#### PROBLEM REQUIREMENTS
Print the listing from its top line through the line containing "plt.rcParams['axes.formatter.use_mathtext'] = True", nothing more, and leave out the pictures.
--------------------------------
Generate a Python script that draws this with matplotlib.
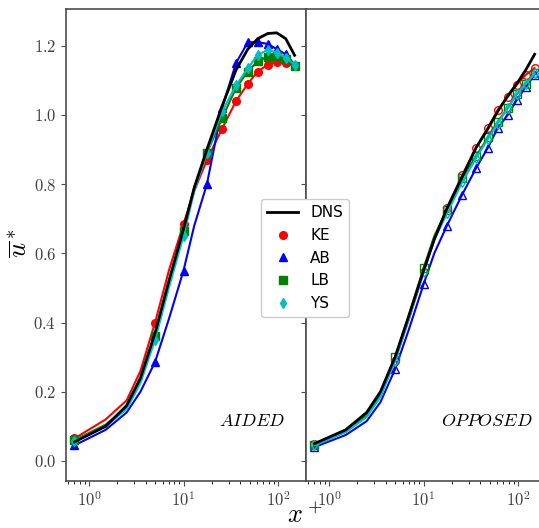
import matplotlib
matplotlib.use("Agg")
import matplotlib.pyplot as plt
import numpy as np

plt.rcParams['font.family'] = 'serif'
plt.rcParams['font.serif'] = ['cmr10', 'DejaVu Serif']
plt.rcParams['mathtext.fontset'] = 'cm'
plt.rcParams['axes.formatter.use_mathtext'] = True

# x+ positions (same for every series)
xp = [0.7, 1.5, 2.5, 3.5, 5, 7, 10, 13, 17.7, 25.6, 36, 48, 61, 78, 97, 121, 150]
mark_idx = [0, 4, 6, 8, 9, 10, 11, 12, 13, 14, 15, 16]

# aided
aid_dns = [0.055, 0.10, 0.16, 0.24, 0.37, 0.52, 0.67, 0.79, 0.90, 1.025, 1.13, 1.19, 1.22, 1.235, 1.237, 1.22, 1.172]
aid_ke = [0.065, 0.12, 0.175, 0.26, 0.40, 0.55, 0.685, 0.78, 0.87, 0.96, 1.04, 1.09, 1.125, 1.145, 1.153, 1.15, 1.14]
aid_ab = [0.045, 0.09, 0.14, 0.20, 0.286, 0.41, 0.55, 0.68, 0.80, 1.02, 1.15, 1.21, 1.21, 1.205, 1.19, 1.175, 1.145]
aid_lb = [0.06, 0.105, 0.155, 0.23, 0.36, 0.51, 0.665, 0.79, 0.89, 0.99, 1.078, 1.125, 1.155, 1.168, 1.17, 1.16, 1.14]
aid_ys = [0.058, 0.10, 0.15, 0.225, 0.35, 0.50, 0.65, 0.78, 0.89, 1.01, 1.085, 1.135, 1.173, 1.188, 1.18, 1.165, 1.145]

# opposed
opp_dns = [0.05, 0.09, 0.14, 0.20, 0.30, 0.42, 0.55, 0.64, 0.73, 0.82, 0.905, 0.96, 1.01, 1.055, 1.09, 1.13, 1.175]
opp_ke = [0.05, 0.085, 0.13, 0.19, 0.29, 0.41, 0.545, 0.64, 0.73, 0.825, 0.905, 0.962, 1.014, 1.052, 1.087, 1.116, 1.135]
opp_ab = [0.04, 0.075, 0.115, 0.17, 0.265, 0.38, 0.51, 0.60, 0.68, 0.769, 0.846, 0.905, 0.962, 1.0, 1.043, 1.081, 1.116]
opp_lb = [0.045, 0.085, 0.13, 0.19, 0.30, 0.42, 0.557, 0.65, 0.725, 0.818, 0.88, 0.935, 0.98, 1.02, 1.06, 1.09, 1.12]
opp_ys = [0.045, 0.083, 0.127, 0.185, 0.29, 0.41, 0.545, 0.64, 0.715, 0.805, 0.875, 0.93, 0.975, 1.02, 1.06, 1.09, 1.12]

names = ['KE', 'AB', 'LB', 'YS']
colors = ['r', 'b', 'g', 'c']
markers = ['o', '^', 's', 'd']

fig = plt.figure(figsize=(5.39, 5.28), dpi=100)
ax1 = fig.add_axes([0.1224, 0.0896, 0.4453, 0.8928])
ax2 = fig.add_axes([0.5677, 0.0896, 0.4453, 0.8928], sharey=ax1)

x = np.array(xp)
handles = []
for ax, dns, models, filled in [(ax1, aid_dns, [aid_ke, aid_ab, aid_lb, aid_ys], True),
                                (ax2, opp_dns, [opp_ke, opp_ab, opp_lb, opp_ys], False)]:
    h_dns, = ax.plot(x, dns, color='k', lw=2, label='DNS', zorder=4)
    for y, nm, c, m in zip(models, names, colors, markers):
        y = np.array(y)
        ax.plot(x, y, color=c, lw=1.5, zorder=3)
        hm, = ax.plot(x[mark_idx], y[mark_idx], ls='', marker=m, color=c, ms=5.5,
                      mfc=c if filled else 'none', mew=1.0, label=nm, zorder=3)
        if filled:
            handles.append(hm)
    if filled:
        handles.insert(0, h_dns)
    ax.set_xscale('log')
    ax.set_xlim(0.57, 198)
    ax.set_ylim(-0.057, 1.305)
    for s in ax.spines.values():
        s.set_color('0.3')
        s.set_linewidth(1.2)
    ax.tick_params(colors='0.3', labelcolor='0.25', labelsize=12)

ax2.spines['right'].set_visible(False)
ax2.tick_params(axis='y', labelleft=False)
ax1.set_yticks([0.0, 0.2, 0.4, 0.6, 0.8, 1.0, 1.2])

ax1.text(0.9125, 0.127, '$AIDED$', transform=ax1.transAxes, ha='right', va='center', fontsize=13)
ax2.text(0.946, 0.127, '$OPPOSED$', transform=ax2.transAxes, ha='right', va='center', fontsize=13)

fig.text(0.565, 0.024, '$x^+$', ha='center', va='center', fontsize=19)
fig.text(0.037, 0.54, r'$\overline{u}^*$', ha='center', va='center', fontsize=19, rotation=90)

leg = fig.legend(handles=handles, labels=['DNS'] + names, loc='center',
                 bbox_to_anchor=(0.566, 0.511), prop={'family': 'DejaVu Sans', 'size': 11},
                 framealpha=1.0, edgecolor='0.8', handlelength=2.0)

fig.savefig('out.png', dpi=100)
--------------------------------
#### SOLUTION FOR THIS EXERCISE
Generate a Python script that draws this with matplotlib.
import matplotlib
matplotlib.use("Agg")
import matplotlib.pyplot as plt
import numpy as np

plt.rcParams['font.family'] = 'serif'
plt.rcParams['font.serif'] = ['cmr10', 'DejaVu Serif']
plt.rcParams['mathtext.fontset'] = 'cm'
plt.rcParams['axes.formatter.use_mathtext'] = True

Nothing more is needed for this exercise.